Betting on BP Stock Is Risky, but Potentially Rewarding

BP stock could be a winning bet for investors looking for value in the oil patch

Although BP (NYSE:BP) had a rough December, under current conditions BP stock is a value proposition for two distinct reasons. The first is that the energy sector could be ramping up, and as it does, European stocks look attractively valued compared with their U.S. peers.

Betting on BP Stock Is Risky, but Potentially Rewarding
Source: TK Kurikawa /

Investors looking for sectors trading at steep discounts relative to the broader market don’t have to look much further than the energy patch. In the U.S., where the energy sector has seen its weight in major equity benchmarks dwindle, the group, by some estimates trades at double-digit percentage discounts to the S&P 500.

Broadly speaking, BP lacks the heft and quality of rival Royal Dutch Shell (NYSE:RDS.A,NYSE:RDS.B), but in 2020, risk-tolerant investors may be able to realize some upside with BP stock. As it is, BP already has some supporters.

“Strong project delivery, falling gearing and a clear CEO succession plan suggest a positive risk/reward,” said JPMorgan Cazenove in a note out last month, in which the brokerage firm anointed BP as its pick among European oil majors for 2020.
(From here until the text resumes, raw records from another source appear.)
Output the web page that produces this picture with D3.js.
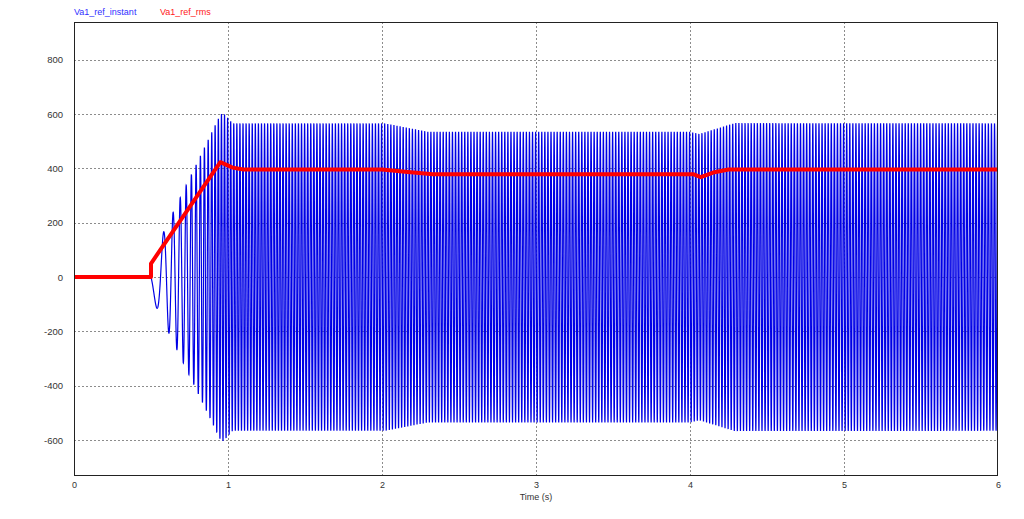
<!DOCTYPE html>
<html>
<head>
<meta charset="utf-8">
<script src="https://cdn.jsdelivr.net/npm/d3@7"></script>
<style>
  html, body { margin: 0; padding: 0; background: #fff; }
  svg { display: block; }
  text { font-family: "Liberation Sans", Arial, sans-serif; }
</style>
</head>
<body>
<svg id="chart" width="1024" height="519"></svg>
<script>
// ---- Data ----
const seriesNames = ["Va1_ref_instant", "Va1_ref_rms"];
const xTicks = [0, 1, 2, 3, 4, 5, 6];
const yTicks = [-600, -400, -200, 0, 200, 400, 600, 800];

// RMS trace (time s, value)
const rmsTime  = [0, 0.5, 0.5, 0.95, 1.03, 1.1, 2.0, 2.15, 2.33, 4.02, 4.07, 4.15, 4.25, 6];
const rmsValue = [0, 0,   50,  423,  403,  396, 396, 388,  379,  379,  368,  385,  396,  396];

// Peak envelope of the instantaneous waveform (time s, peak value)
const envTime  = [0, 0.5, 0.95, 0.97, 1.03, 2.02, 2.3, 4.0, 4.06, 4.29, 6];
const envValue = [0, 70,  598,  604,  566,  566,  535, 535, 527,  567,  566];

// Carrier frequency of the instantaneous waveform (time s, Hz)
const freqTime  = [0, 0.5, 0.95, 6];
const freqValue = [0, 5,   50,   50];
const startTime = 0.5;

// ---- Layout ----
const svg = d3.select("#chart");
const mLeft = 74, mRight = 998, mTop = 22, mBottom = 475.7;

const x = d3.scaleLinear().domain([0, 6]).range([mLeft, mRight]);
const y = d3.scaleLinear().domain([-731, 939]).range([mBottom, mTop]);

const env = d3.scaleLinear().domain(envTime).range(envValue).clamp(true);
const freq = d3.scaleLinear().domain(freqTime).range(freqValue).clamp(true);

// Build the instantaneous waveform from the envelope and carrier frequency
const dt = 0.0004;
const instant = [];
let phase = 0;
for (let i = 0; i <= Math.round(6 / dt); i++) {
  const t = i * dt;
  let v = 0;
  if (t >= startTime) {
    v = -env(t) * Math.sin(phase);
    phase += 2 * Math.PI * freq(t + dt / 2) * dt;
  }
  instant.push([t, v]);
}
const rms = rmsTime.map((t, i) => [t, rmsValue[i]]);

// ---- Grid ----
const grid = svg.append("g").attr("stroke", "#8c8c8c").attr("stroke-width", 1)
  .attr("stroke-dasharray", "2,2").attr("shape-rendering", "crispEdges");
grid.selectAll("line.v").data(xTicks.filter(d => d > 0 && d < 6)).enter().append("line")
  .attr("x1", d => Math.round(x(d)) + 0.5).attr("x2", d => Math.round(x(d)) + 0.5)
  .attr("y1", mTop).attr("y2", mBottom);
grid.selectAll("line.h").data(yTicks).enter().append("line")
  .attr("x1", mLeft).attr("x2", mRight)
  .attr("y1", d => Math.round(y(d)) + 0.5).attr("y2", d => Math.round(y(d)) + 0.5);

// ---- Clip ----
svg.append("clipPath").attr("id", "clip").append("rect")
  .attr("x", mLeft).attr("y", mTop).attr("width", mRight - mLeft).attr("height", mBottom - mTop);

const line = d3.line().x(d => x(d[0])).y(d => y(d[1]));

svg.append("path").datum(instant)
  .attr("clip-path", "url(#clip)")
  .attr("fill", "none").attr("stroke", "#0000e6").attr("stroke-width", 1.2)
  .attr("d", line);

svg.append("path").datum(rms)
  .attr("clip-path", "url(#clip)")
  .attr("fill", "none").attr("stroke", "#ff0000").attr("stroke-width", 4)
  .attr("stroke-linejoin", "round")
  .attr("d", line);

// ---- Frame ----
svg.append("rect").attr("x", mLeft + 0.5).attr("y", mTop + 0.5)
  .attr("width", mRight - mLeft - 1).attr("height", mBottom - mTop - 1)
  .attr("fill", "none").attr("stroke", "#222").attr("stroke-width", 1)
  .attr("shape-rendering", "crispEdges");

// ---- Axes labels ----
const plainFmt = d => String(d);
const yAxis = d3.axisLeft(y).tickValues(yTicks).tickSize(0).tickPadding(11).tickFormat(plainFmt);
svg.append("g").attr("transform", `translate(${mLeft},0)`).call(yAxis)
  .call(g => g.select(".domain").remove())
  .call(g => g.selectAll("text").attr("fill", "#333").style("font-size", "9.5px")
    .style("font-family", "'Liberation Sans', Arial, sans-serif"));

const xAxis = d3.axisBottom(x).tickValues(xTicks).tickSize(0).tickPadding(6).tickFormat(plainFmt);
svg.append("g").attr("transform", `translate(0,${mBottom})`).call(xAxis)
  .call(g => g.select(".domain").remove())
  .call(g => g.selectAll("text").attr("fill", "#333").style("font-size", "9px")
    .style("font-family", "'Liberation Sans', Arial, sans-serif"));

svg.append("text").attr("x", x(3)).attr("y", 500).attr("text-anchor", "middle")
  .attr("fill", "#333").style("font-size", "9px").text("Time (s)");

// ---- Legend ----
const legendColors = ["#3030ff", "#ff2020"];
const legendX = [74, 160];
svg.selectAll("text.legend").data(seriesNames).enter().append("text")
  .attr("class", "legend")
  .attr("x", (d, i) => legendX[i]).attr("y", 15)
  .attr("fill", (d, i) => legendColors[i]).style("font-size", "9px")
  .text(d => d);
</script>
</body>
</html>
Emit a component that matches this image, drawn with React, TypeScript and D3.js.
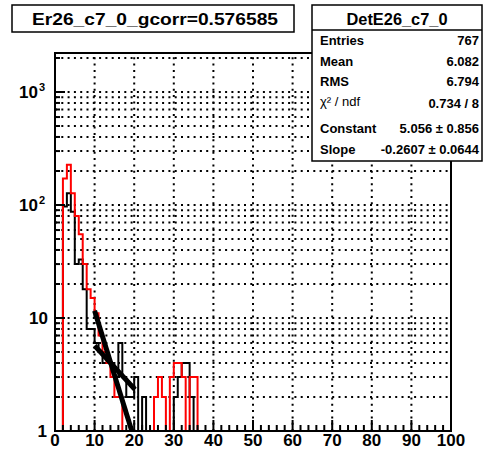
import React from "react";
import * as d3 from "d3";

// ---- data ----
const binEdgesStart = 0; // first bin low edge
const binWidth = 1;
const redCounts = [0, 0, 172, 227, 127, 80, 55, 30, 18, 15, 11, 7, 5, 4, 3, 2, 2, 1, 1, 1, 0, 0, 0, 0, 1, 2, 3, 2, 1, 3, 4, 4, 3, 1, 3, 3, 0, 0, 0, 0];
const blackCounts = [0, 0, 97, 127, 87, 30, 33, 18, 8, 8, 6, 5, 4, 4, 4, 3, 6, 3, 2, 2, 3, 1, 2, 1, 1, 1, 1, 1, 1, 1, 2, 3, 4, 4, 2, 1, 0, 0, 0, 0];
const fitConstant = 5.056;
const fitSlope = -0.2607;
const fitRange = [10, 19.4];
const fit2Constant = 2.617;
const fit2Slope = -0.0877;
const fit2Range = [10, 20.2];
const xTicks = [0, 10, 20, 30, 40, 50, 60, 70, 80, 90, 100];
const yDecades = [1, 10, 100, 1000];
const titleText = "Er26_c7_0_gcorr=0.576585";
const statsTitle = "DetE26_c7_0";
const statsLabels = ["Entries", "Mean", "RMS", "χ² / ndf", "Constant", "Slope"];
const statsValues = ["767", "6.082", "6.794", "0.734 / 8", "5.056 ± 0.856", "-0.2607 ± 0.0644"];

const W = 485, H = 452;
const FX0 = 55, FX1 = 451, FY0 = 53, FY1 = 431;
const FONT = "'Liberation Sans', Arial, Helvetica, sans-serif";

export default function App() {
  const x = d3.scaleLinear().domain([0, 100]).range([FX0, FX1]);
  const y = d3.scaleLog().domain([1, Math.pow(10, 3.345)]).range([FY1, FY0]);

  const histPath = (counts: number[]) => {
    const pts: [number, number][] = counts.map((c, i) => [binEdgesStart + i * binWidth, Math.max(c, 1)]);
    pts.push([100, 1]);
    pts.unshift([0, 1]);
    const line = d3
      .line<[number, number]>()
      .x((d) => x(d[0]))
      .y((d) => y(d[1]))
      .curve(d3.curveStepAfter);
    return line(pts) || "";
  };

  const fitPath = (a: number, b: number, r: number[]) => {
    const xs = d3.range(r[0], r[1] + 0.001, 0.1);
    const line = d3
      .line<number>()
      .x((d) => x(d))
      .y((d) => y(Math.exp(a + b * d)));
    return line(xs) || "";
  };

  // y gridlines at every log tick
  const yGrid: number[] = [];
  for (const dec of yDecades) {
    for (let m = 1; m <= 9; m++) {
      const v = dec * m;
      if (v > 1 && v < Math.pow(10, 3.345)) yGrid.push(v);
    }
  }
  const xMinor = d3.range(0, 101, 2);

  return (
    <svg width={W} height={H} style={{ position: "absolute", left: 0, top: 0, background: "#fff" }} fontFamily={FONT}>
      <rect x={0} y={0} width={W} height={H} fill="#fff" />
      <defs>
        <clipPath id="frameClip">
          <rect x={FX0} y={FY0} width={FX1 - FX0} height={FY1 - FY0} />
        </clipPath>
      </defs>

      {/* grid */}
      <g stroke="#000" strokeWidth={2} strokeDasharray="2 4.3">
        {xTicks.filter((t) => t > 0 && t < 100).map((t) => (
          <line key={"gx" + t} x1={x(t)} x2={x(t)} y1={FY1} y2={FY0} />
        ))}
        {yGrid.map((v) => (
          <line key={"gy" + v} x1={FX0} x2={FX1} y1={y(v)} y2={y(v)} />
        ))}
      </g>

      {/* histograms */}
      <g clipPath="url(#frameClip)" fill="none">
        <path d={histPath(blackCounts)} stroke="#000" strokeWidth={2} />
        <path d={histPath(redCounts)} stroke="#ff0000" strokeWidth={2} />
        <path d={fitPath(fitConstant, fitSlope, fitRange)} stroke="#000" strokeWidth={5} />
        <path d={fitPath(fit2Constant, fit2Slope, fit2Range)} stroke="#000" strokeWidth={5} />
      </g>

      {/* axis ticks */}
      <g stroke="#000" strokeWidth={2}>
        {xMinor.map((t) => (
          <line key={"xt" + t} x1={x(t)} x2={x(t)} y1={FY1} y2={FY1 - (t % 10 === 0 ? 11 : 6)} />
        ))}
        {yGrid.concat(yDecades).map((v) => (
          <line key={"yt" + v} x1={FX0} x2={FX0 + (Number.isInteger(Math.log10(v)) ? 10 : 5)} y1={y(v)} y2={y(v)} />
        ))}
      </g>

      {/* frame */}
      <rect x={FX0} y={FY0} width={FX1 - FX0} height={FY1 - FY0} fill="none" stroke="#000" strokeWidth={2} />

      {/* x labels */}
      <g fontSize={17} fontWeight="bold" textAnchor="middle">
        {xTicks.map((t) => (
          <text key={"xl" + t} x={x(t)} y={446}>{t}</text>
        ))}
      </g>

      {/* y labels */}
      <g fontSize={17} fontWeight="bold">
        {yDecades.map((v) => {
          const e = Math.round(Math.log10(v));
          const yy = y(v) + 6;
          if (e === 0) return <text key="yl0" x={47} y={yy} textAnchor="end">1</text>;
          if (e === 1) return <text key="yl1" x={48} y={yy} textAnchor="end">10</text>;
          return (
            <g key={"yl" + e}>
              <text x={38} y={yy} textAnchor="end">10</text>
              <text x={39} y={yy - 7} fontSize={11}>{e}</text>
            </g>
          );
        })}
      </g>

      {/* title box */}
      <rect x={12} y={5} width={282} height={27} fill="#fff" stroke="#000" strokeWidth={1.5} />
      <text x={155} y={25} fontSize={17} fontWeight="bold" textAnchor="middle" textLength={246} lengthAdjust="spacingAndGlyphs">
        {titleText}
      </text>

      {/* stats box */}
      <rect x={312} y={5} width={170} height={156} fill="#fff" stroke="#000" strokeWidth={1.5} />
      <line x1={312} x2={482} y1={30} y2={30} stroke="#000" strokeWidth={1.5} />
      <text x={397} y={25} fontSize={17} fontWeight="bold" textAnchor="middle" textLength={101} lengthAdjust="spacingAndGlyphs">
        {statsTitle}
      </text>
      <g fontSize={13} fontWeight="bold">
        {statsLabels.map((l, i) => {
          const ys = [44.5, 65.5, 85.5, 106, 132.5, 153.5];
          return (
            <g key={"st" + i}>
              <text x={320} y={ys[i]} fontWeight={i === 3 ? "normal" : "bold"}>{l}</text>
              <text x={479} y={ys[i] + (i === 3 ? 2 : 0)} textAnchor="end">{statsValues[i]}</text>
            </g>
          );
        })}
      </g>
    </svg>
  );
}
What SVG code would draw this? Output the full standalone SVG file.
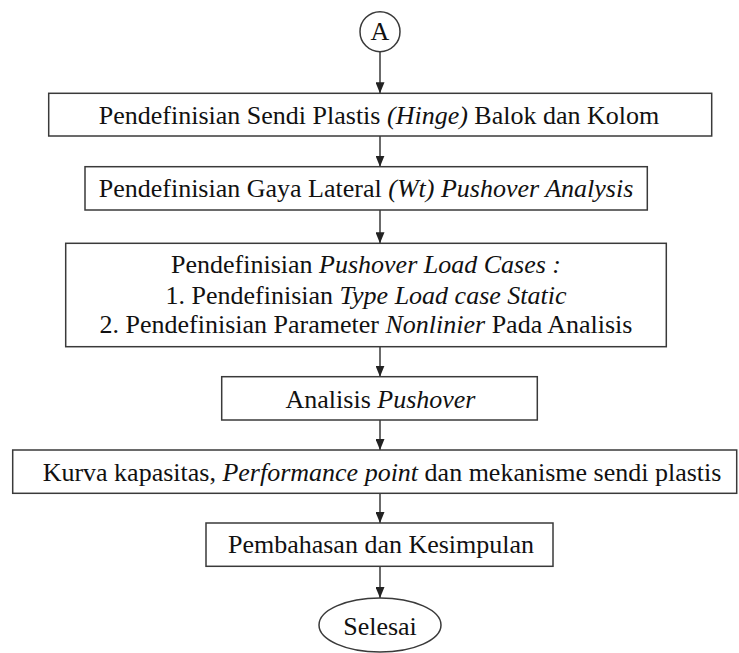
<svg xmlns="http://www.w3.org/2000/svg" width="739" height="653" viewBox="0 0 739 653">
<defs>
<style>
.box{fill:#fff;stroke:#3a3a3a;stroke-width:1.5}
text{font-family:'Liberation Serif','DejaVu Serif',serif;font-size:26px;fill:#111;text-anchor:middle}
.i{font-style:italic}
.c{stroke:#3a3a3a;stroke-width:1.5;fill:none;marker-end:url(#ah)}
</style>
<marker id="ah" viewBox="0 0 11 9" refX="11" refY="4.5" markerWidth="11" markerHeight="9" markerUnits="userSpaceOnUse" orient="auto">
<path d="M0,0 L11,4.5 L0,9 Z" fill="#222"/>
</marker>
</defs>
<rect width="739" height="653" fill="#fff"/>
<g id="connectors">
<line class="c" x1="380" y1="51.7" x2="380" y2="93.3"/>
<line class="c" x1="380" y1="136" x2="380" y2="166.7"/>
<line class="c" x1="380" y1="210" x2="380" y2="243.3"/>
<line class="c" x1="380" y1="346.7" x2="380" y2="376.7"/>
<line class="c" x1="380" y1="420" x2="380" y2="450"/>
<line class="c" x1="380" y1="493.3" x2="380" y2="523"/>
<line class="c" x1="380" y1="566.3" x2="380" y2="598"/>
</g>
<g id="nodeA">
<circle class="box" cx="380" cy="31.7" r="20"/>
<text x="380" y="40" font-size="24">A</text>
</g>
<g id="node1">
<rect class="box" x="48.7" y="93.3" width="663" height="42.7"/>
<text x="379" y="124">Pendefinisian Sendi Plastis <tspan class="i">(Hinge)</tspan> Balok dan Kolom</text>
</g>
<g id="node2">
<rect class="box" x="85" y="166.7" width="562.3" height="43.3"/>
<text x="366" y="196.7">Pendefinisian Gaya Lateral <tspan class="i">(Wt) Pushover Analysis</tspan></text>
</g>
<g id="node3">
<rect class="box" x="65.7" y="243.3" width="600.6" height="103.4"/>
<text x="366" y="273.3">Pendefinisian <tspan class="i">Pushover Load Cases :</tspan></text>
<text x="366" y="303.5">1. Pendefinisian <tspan class="i">Type Load case Static</tspan></text>
<text x="366" y="333">2. Pendefinisian Parameter <tspan class="i">Nonlinier</tspan> Pada Analisis</text>
</g>
<g id="node4">
<rect class="box" x="221.7" y="376.7" width="315.6" height="43.3"/>
<text x="380.5" y="408.3">Analisis <tspan class="i">Pushover</tspan></text>
</g>
<g id="node5">
<rect class="box" x="12.7" y="450" width="724" height="43.3"/>
<text x="382" y="480.7">Kurva kapasitas, <tspan class="i">Performance point</tspan> dan mekanisme sendi plastis</text>
</g>
<g id="node6">
<rect class="box" x="206" y="523" width="347" height="43.3"/>
<text x="381" y="553.3">Pembahasan dan Kesimpulan</text>
</g>
<g id="nodeEnd">
<ellipse class="box" cx="380" cy="625" rx="61" ry="27"/>
<text x="380" y="635">Selesai</text>
</g>
</svg>
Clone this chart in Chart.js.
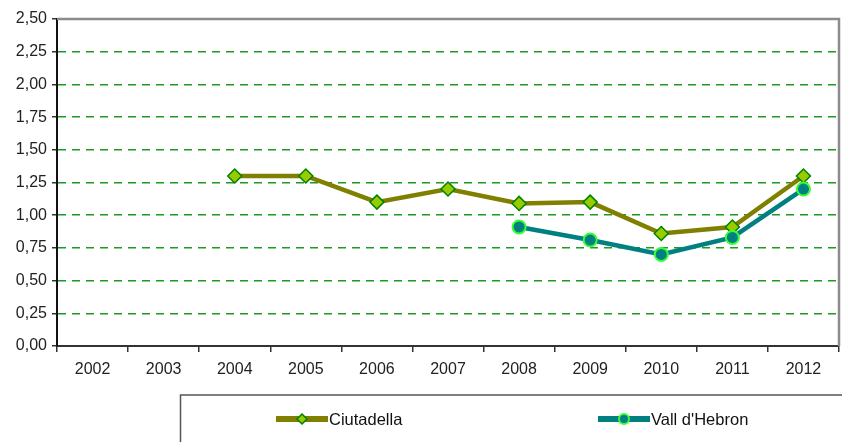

BP isn’t just an integrated oil firm. The company has significant footprints in biofuels, plastics and, believe it or not, alternative energy. In fact, the British oil giant recently inked a deal to supply Amazon (NASDAQ:AMZN) European data centers with solar power. Still, markets will view BP stock through oil lens, meaning the company’s share price remains tethered to crude prices.

Some Protection

BP sports a compelling dividend yield of 6.31%. That’s more than 130 basis points above the yield on Exxon (NYSE:XOM). However, 6% certainly qualifies as “high yield” and there are negative dividend action risks that come with high-yield stocks, Plus, BP has cut its payout in the past, something Exxon and Chevron (NYSE:CVX) have been loath to do, even during oil bear markets.

As 2020 unfolds, there could be good news when it comes to BP’s dividend. At the very least, a cut appears unlikely. Last year, the company scrapped its scrip dividend program.

Scrip dividends aren’t often found in the U.S., but the long and short of that scheme is that they allow investors to receive new equity instead of cash dividends, thereby diluting other investors. Plus, rising shares outstanding counts are a drag on per-share earnings.

Think of scrip dividends as the opposite of a share buyback plan. To go along with the good news of the scrip dividend elimination, the company is expected to grow earnings by 11% this year and bolster cash flow, both potential positives for BP stock and two traits that make a dividend cut unlikely.

On a longer-ranging basis, BP has an under-appreciated element within its business: a venture capital unit, BP Ventures, that makes investments in smaller alternative energy companies with the goal of finding at least five “unicorns” by 2025.

BP Ventures could take some time to pay off for investors, but with much of the developed world boosting green energy use, BP is unlikely to be caught off guard by that shift.

Bottom Line on BP Stock

For 2020, the dividend appears safe, if not capable of growth and that’s a solid foundation for considering BP stock. The company can probably break even at $50 per barrel, well below today’s oil prices, but investors may want to hear more about rightsizing capital expenditures and cutting costs, something BP is already doing.

“BP has already realized cost reductions of $7 billion, or 20%, from 2014 levels, primarily in the upstream segment, where it reduced the workforce by a third,” said Morningstar in a recent note. “With the firm already one of the lower-cost producers of its peer group, cost reductions will improve margins further.”

And yes, the shares are inexpensive at just 0.47x this year’s sales and 1.35x book value.

As of this writing, Todd Shriber did not own any of the aforementioned securities.